For the remainder of 2016, there are only two must-pass pieces of legislation remaining in Congress: (1) a massive Omnibus appropriations bill funding the federal government for fiscal year (FY) 2017, which will likely pass in the lame-duck period of November-December after the presidential election and following the enactment of a short-term Continuing Resolution (CR) to fund the government beginning October 1; and (2) the reauthorization of the Federal Aviation Administration (FAA). On March 30, President Obama signed the “Airport and Airway Extension Act of 2016” into law, which extends authorization and tax authority for the FAA through July 15, 2016; FAA authorization was set to expire on March 31. This gives the House and Senate just over three months to reach consensus and pass a long-term FAA reauthorization bill before Congress recesses for seven weeks from July 16-September 6, for the Democratic and Republican National Conventions and the annual August summer recess.
The House Transportation and Infrastructure (T&I) Committee passed, on February 11, the “Aviation Innovation, Reform, and Reauthorization (AIRR) Act of 2016” (H.R. 4441), by a near party-line vote of 32-26. The AIRR Act would reauthorize the FAA through September 30, 2022 and includes a controversial provision which would privatize the U.S. air traffic control (ATC) system in three years by spinning 38,000 federal workers into a private nonprofit corporation. The privatization of the ATC system has effectively grounded consideration of the AIRR Act to a complete halt. House GOP leadership has not (and likely will not) put the bill up for a vote by the full House any time soon, due to the controversial provisions in the bill.
On March 16, the Senate Commerce, Science, and Transportation Committee passed, by a unanimous vote, its own FAA reauthorization bill, the “Federal Aviation Administration Reauthorization Act of 2016” (S. 2658), which would reauthorize the FAA through September 30, 2017. This bill, unlike the AIRR Act, does not contain the privatization of the ATC system, making it much less controversial than the House’s counterpart bill. According to the Senate Commerce Committee, the bill “supports U.S. jobs, improves safety, advances beneficial drone technology, and helps passengers [and] does not raise taxes or fees on the traveling public.”

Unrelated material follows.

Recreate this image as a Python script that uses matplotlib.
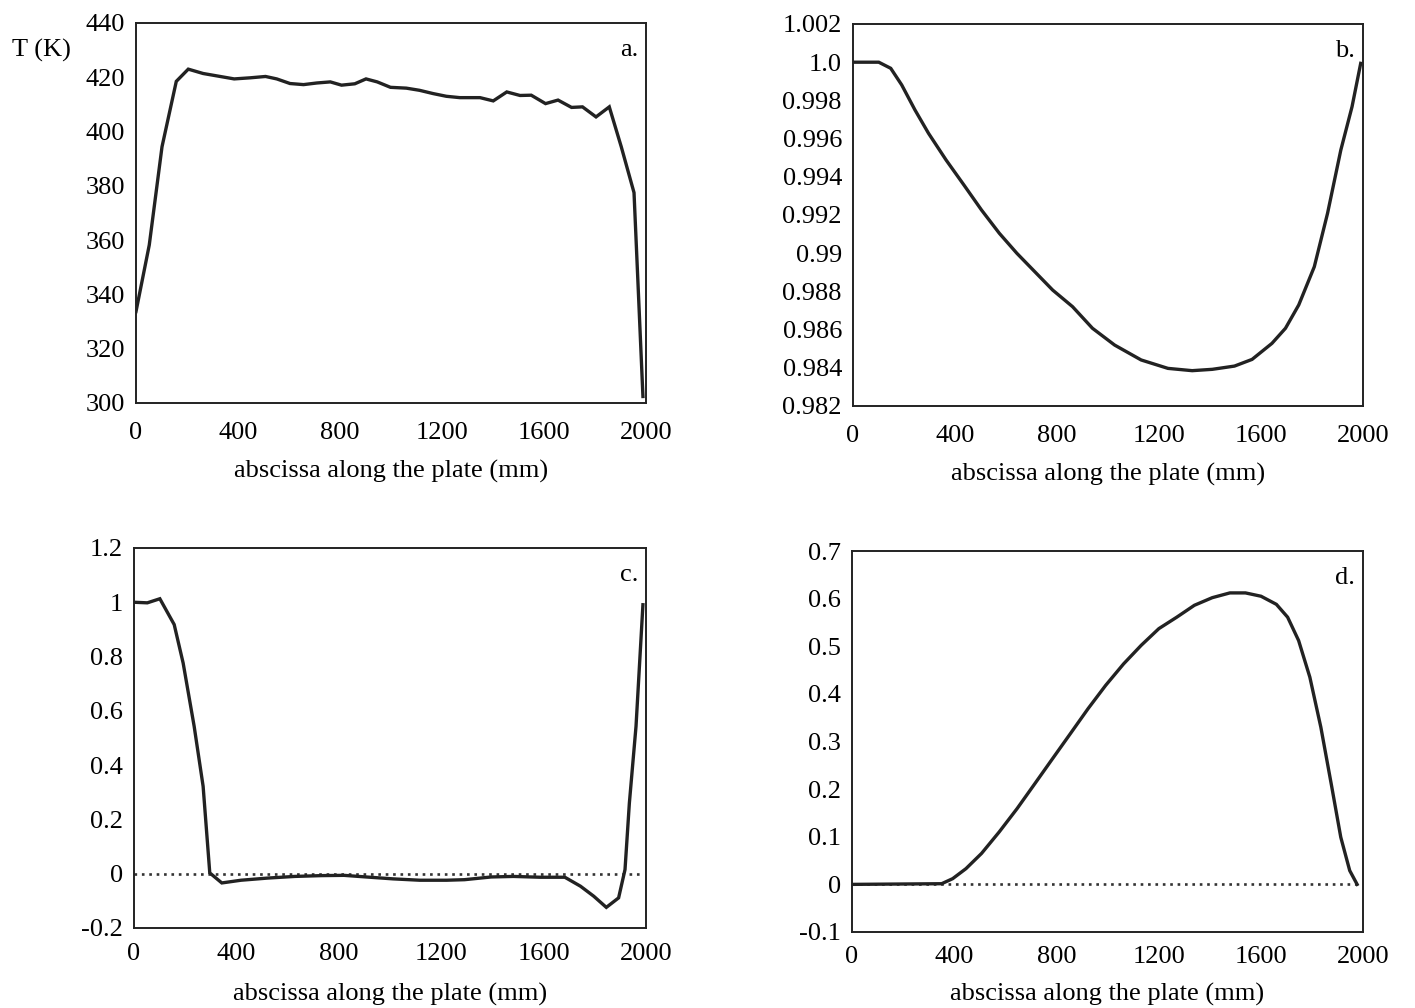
import numpy as np
import matplotlib
matplotlib.use("Agg")
import matplotlib.pyplot as plt

# panel a: temperature along the plate
xa = [0, 52, 102, 158, 205, 263, 324, 385, 447, 508, 552, 604, 657, 709, 762, 806,
      858, 902, 946, 998, 1060, 1112, 1165, 1217, 1270, 1349, 1401, 1454, 1506, 1550,
      1606, 1655, 1708, 1751, 1804, 1856, 1903, 1953, 1988]
ta = [333.7, 358.2, 394.4, 418.5, 423.0, 421.4, 420.4, 419.4, 419.8, 420.3, 419.4,
      417.7, 417.3, 417.9, 418.3, 417.1, 417.6, 419.4, 418.3, 416.3, 416.0, 415.2,
      414.0, 413.0, 412.5, 412.5, 411.3, 414.6, 413.3, 413.4, 410.3, 411.6, 408.9,
      409.1, 405.4, 409.1, 394.4, 377.5, 302.4]

# panel b
xb = [0, 101, 148, 191, 243, 296, 365, 435, 504, 574, 643, 713, 783, 861, 939, 1026,
      1130, 1235, 1330, 1409, 1496, 1565, 1643, 1696, 1748, 1809, 1861, 1913, 1957, 1991]
yb = [1.0, 1.0, 0.99968, 0.99881, 0.99750, 0.99628, 0.99488, 0.99357, 0.99226,
      0.99104, 0.98999, 0.98903, 0.98807, 0.98720, 0.98607, 0.98519, 0.98441,
      0.98397, 0.98385, 0.98392, 0.98409, 0.98444, 0.98528, 0.98607, 0.98729,
      0.98929, 0.99209, 0.99540, 0.99767, 0.99994]

# panel c
xc = [3, 52, 101, 157, 192, 235, 270, 296, 343, 418, 523, 628, 732, 820, 907, 1012,
      1116, 1221, 1291, 1395, 1482, 1587, 1683, 1744, 1796, 1845, 1893, 1918, 1935,
      1961, 1988]
yc = [1.0, 0.998, 1.013, 0.918, 0.776, 0.543, 0.322, 0.003, -0.034, -0.024, -0.016,
      -0.010, -0.007, -0.006, -0.012, -0.019, -0.024, -0.024, -0.022, -0.012, -0.010,
      -0.013, -0.013, -0.046, -0.083, -0.124, -0.089, 0.015, 0.26, 0.543, 0.991]

# panel d
xd = [3, 351, 394, 446, 507, 576, 646, 715, 785, 854, 924, 993, 1063, 1132, 1201,
      1271, 1340, 1410, 1479, 1540, 1601, 1661, 1705, 1748, 1792, 1835, 1878, 1913,
      1948, 1977]
yd = [0.0, 0.0014, 0.012, 0.033, 0.065, 0.110, 0.159, 0.211, 0.264, 0.316, 0.369,
      0.418, 0.463, 0.502, 0.537, 0.561, 0.586, 0.602, 0.612, 0.612, 0.605, 0.588,
      0.561, 0.512, 0.435, 0.330, 0.204, 0.099, 0.029, 0.0]

xticks = [0, 400, 800, 1200, 1600, 2000]
ticks_a = [300, 320, 340, 360, 380, 400, 420, 440]
ticks_b = [0.982, 0.984, 0.986, 0.988, 0.99, 0.992, 0.994, 0.996, 0.998, 1.0, 1.002]
labels_b = ['0.982', '0.984', '0.986', '0.988', '0.99', '0.992', '0.994', '0.996',
            '0.998', '1.0', '1.002']
ticks_c = [-0.2, 0, 0.2, 0.4, 0.6, 0.8, 1, 1.2]
labels_c = ['-0.2', '0', '0.2', '0.4', '0.6', '0.8', '1', '1.2']
ticks_d = [-0.1, 0, 0.1, 0.2, 0.3, 0.4, 0.5, 0.6, 0.7]
labels_d = ['-0.1', '0', '0.1', '0.2', '0.3', '0.4', '0.5', '0.6', '0.7']

plt.rcParams['font.family'] = ['Liberation Serif', 'DejaVu Serif']
FS = 19

W, H = 1415, 1008
fig = plt.figure(figsize=(W / 100, H / 100), dpi=100)
fig.patch.set_facecolor('white')


def make_axes(left, right, top, bottom):
    return fig.add_axes([left / W, 1 - bottom / H, (right - left) / W, (bottom - top) / H])


axa = make_axes(136, 646, 23, 403)
axb = make_axes(853, 1363, 24, 406)
axc = make_axes(134, 646, 548, 928)
axd = make_axes(852, 1363, 551, 932)

line_kw = dict(color='#222222', lw=2.4, solid_joinstyle='miter')
dot_kw = dict(color='#333333', lw=1.9, linestyle=(0, (1, 1.8)))

axa.plot(xa, ta, **line_kw)
axa.set_ylim(300, 440)
axa.set_yticks(ticks_a)

axb.plot(xb, yb, **line_kw)
axb.set_ylim(0.982, 1.002)
axb.set_yticks(ticks_b)
axb.set_yticklabels(labels_b)

axc.plot([0, 1975], [0, 0], **dot_kw)
axc.plot(xc, yc, **line_kw)
axc.set_ylim(-0.2, 1.2)
axc.set_yticks(ticks_c)
axc.set_yticklabels(labels_c)

axd.plot([0, 1980], [0, 0], **dot_kw)
axd.plot(xd, yd, **line_kw)
axd.set_ylim(-0.1, 0.7)
axd.set_yticks(ticks_d)
axd.set_yticklabels(labels_d)

# (tick pad, xlabel pad) per panel
pads = {'a.': (14, 11), 'b.': (14, 11), 'c.': (11, 13), 'd.': (10, 11)}
for ax, tag in zip([axa, axb, axc, axd], ['a.', 'b.', 'c.', 'd.']):
    xpad, lpad = pads[tag]
    ax.set_xlim(0, 2000)
    ax.set_xticks(xticks)
    ax.tick_params(length=0, pad=8, labelsize=FS)
    ax.tick_params(axis='x', pad=xpad)
    for s in ax.spines.values():
        s.set_linewidth(1.4)
        s.set_color('#222222')
    ax.set_xlabel('abscissa along the plate (mm)', fontsize=FS, labelpad=lpad)
    ax.text(0.985, 0.93, tag, transform=ax.transAxes, ha='right', va='center', fontsize=FS)

fig.text(41 / W, 1 - 50 / H, 'T (K)', ha='center', va='center', fontsize=FS)

fig.savefig('out.png', dpi=100)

On April 4, Senate Majority Leader Mitch McConnell (R-KY) announced that the Senate will be using a tax bill passed by the House last year, the “America’s Small Business Tax Relief Act of 2015” (H.R. 636), as a vehicle upon which the FAA Reauthorization Act will ride (this is due to a rule stating that all legislation including tax-related provisions must originate from the House). Because the FAA bill will likely be the last tax bill to be considered by the Senate before the fall elections, negotiations are underway to attach the extension of some expired clean energy tax breaks to the bill. Additionally, several transportation security-related amendments will likely be considered by the full Senate, in the aftermath of the Brussels airport attack last month. On April 6, the Senate took a key step forward on the FAA Reauthorization Act by voting, 98-0, to limit debate on the procedural motion to put the bill before the Senate. There will likely be at least a few votes on amendments to the bill before the full Senate passes the bill by the end of the week. If the Senate bill passes, it will go back to the House, where the AIRR Act has been languishing.
The next three months of consideration of the FAA Reauthorization Act will primarily be in the House’s court. Whether House GOP leadership (1) allows for an amendment process of S. 2658, ultimately bringing it up for a full vote by the House; (2) ignoring it entirely; or (3) attempting to vote on the House T&I Committee-passed AIRR Act, is currently a big unknown. What is known, is that the FAA will continue to be in the spotlight for the majority of the remaining legislative days Congress is in session this year.